SB pier buzzes with activity despite COVID-19
Not even cloudy skies, a chilly breeze or a global pandemic could keep avid fishermen, local seafood diners and visitors from near and far, from enjoying all Stearns Wharf has to offer.
Even on a gloomy Monday afternoon, the pier was buzzing with activity and foot traffic.
People were chatting on the patios of restaurants, taking photos, casting lines and simply taking in the ocean view.
Some chose to wear masks and keep their distance, but the majority didn’t.
Stearns Wharf was one of the only piers in Southern California, joined only by Goleta Pier, to remain open throughout the COVID-19 lockdown. Only a few of the restaurants served takeout.
Now, restaurants and shops have slowly opened their doors back up, taking advantage of the outdoor seating many of them already featured.
The majority of businesses said they’ve been swamped with customers. However, some said this reopening was easier said than done.
Jonathan Fisher, one of the managers of Santa Barbara Shellfish Company located on the wharf, said the restaurant opened up their indoor dining area for a week, but had to close it “for our own safety.”
“Definitely the hardest thing is having people following the rules,” he said. “(People) not wearing masks inside, not respecting each other’s personal space, not respecting our personal space, just the basic rules.”
He said many noncustomers walk in to use the restroom intended only for customers..
“It’s just been kind of a free for all out here to be honest,” Mr. Fisher said. “Other than that, people have been really willing to support and have been patient, spending money and wanting to take care of us and support us during the hard times.”
Taryn Phipps, a bartender at the Deep Sea Wine Tasting Room, said that while “people have been respectful with masks at the bar and sanitizing,” the business’ reopening has also come with challenges.

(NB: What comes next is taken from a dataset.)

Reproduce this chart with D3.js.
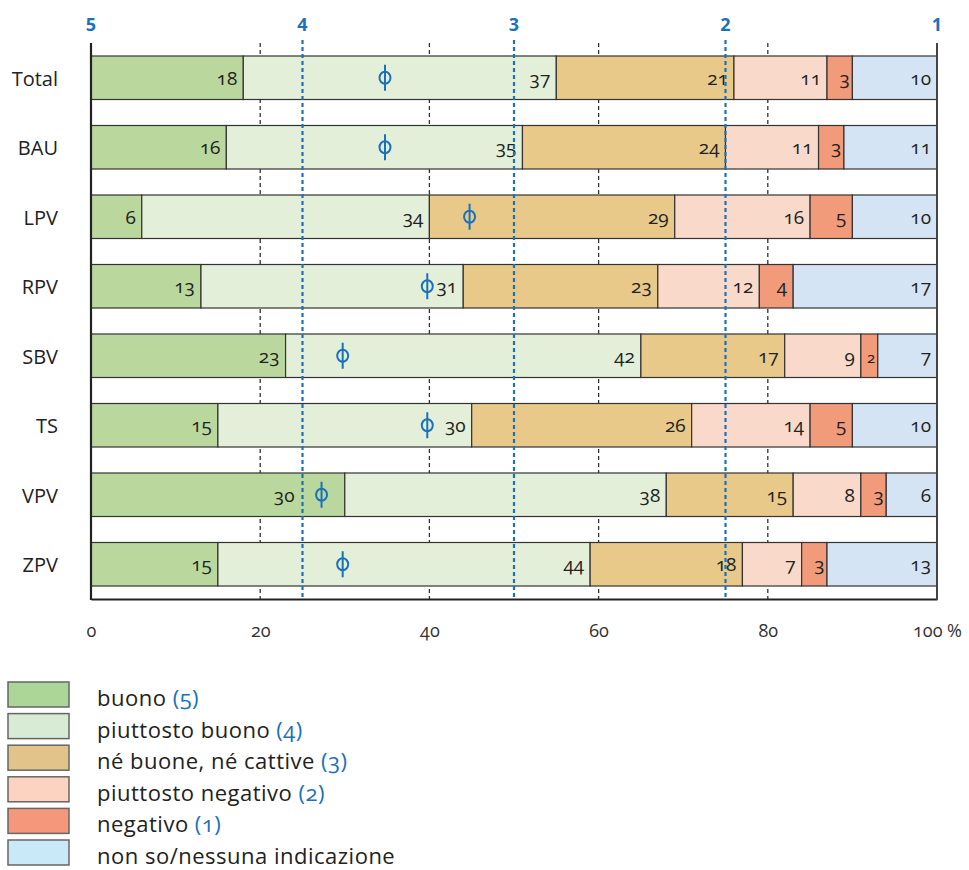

“People don’t listen about moving around,” she said. “We try to have people stay at their same table, and it’s almost impossible to control people.”
She added, “People mostly seem really excited to be back. They’ve adapted to the changes.”
A waitress from Moby Dick, a seafood restaurant on the wharf, had no complaints about COVID-19 precautions.
“People have been really good from my observation,” said Lee Wiggins, a Moby Dick waitress.
“Once they sit down, they take their masks off, but that’s their prerogative. Many of them keep them on when they order and take them off as soon as we’re done (with the order).”
She attributed the restaurant’s success to its large amount of outdoor dining space, which makes social distancing easy.
Samy Mendoza runs the stand for Celebration Cruises, which provides public and private cruises, along with water taxi rides. The company requires masks and social distancing, and has reduced the number of passengers on the boats.
“It’s been a little bit difficult with everything going on,” Ms. Mendoza said. “But it’s good to see people still coming out and enjoying being out in the fresh air.”
Aside from the wharf’s business side, residents and tourists strolling up and down or relaxing on the benches seem to appreciate their ability to take in the environment even amid the coronavirus pandemic.
A fisherman said he drove 700 miles to fish from the wharf, and he does it multiple times a year, no matter the weather or circumstances.
The Phoenix native, Robert Duran, caught a stingray right off Stearns Wharf.
“I love it out here. It’s quiet and nobody bothers nobody,” he said. “Everybody’s following the rules and wearing masks and gloves to go in the stores. That’s what I really love.”
Pug Bernhardt, a musician who plays live music on the wharf for tips, said he comes to the pier for the good food and all the people, and he’s only slightly worried about COVID-19 spreading.
“I feel the fear, but I don’t feel it myself,” he said. “I mean, how many people are wearing masks? Close to zero, I’d say.”
Ken Norby, a Santa Barbara resident enjoying Mr. Bernhardt’s music, said he’s not concerned about the coronavirus.
“Every other pier was closed, so people didn’t have a whole lot of choices,” he said. “People like to get out and breathe.”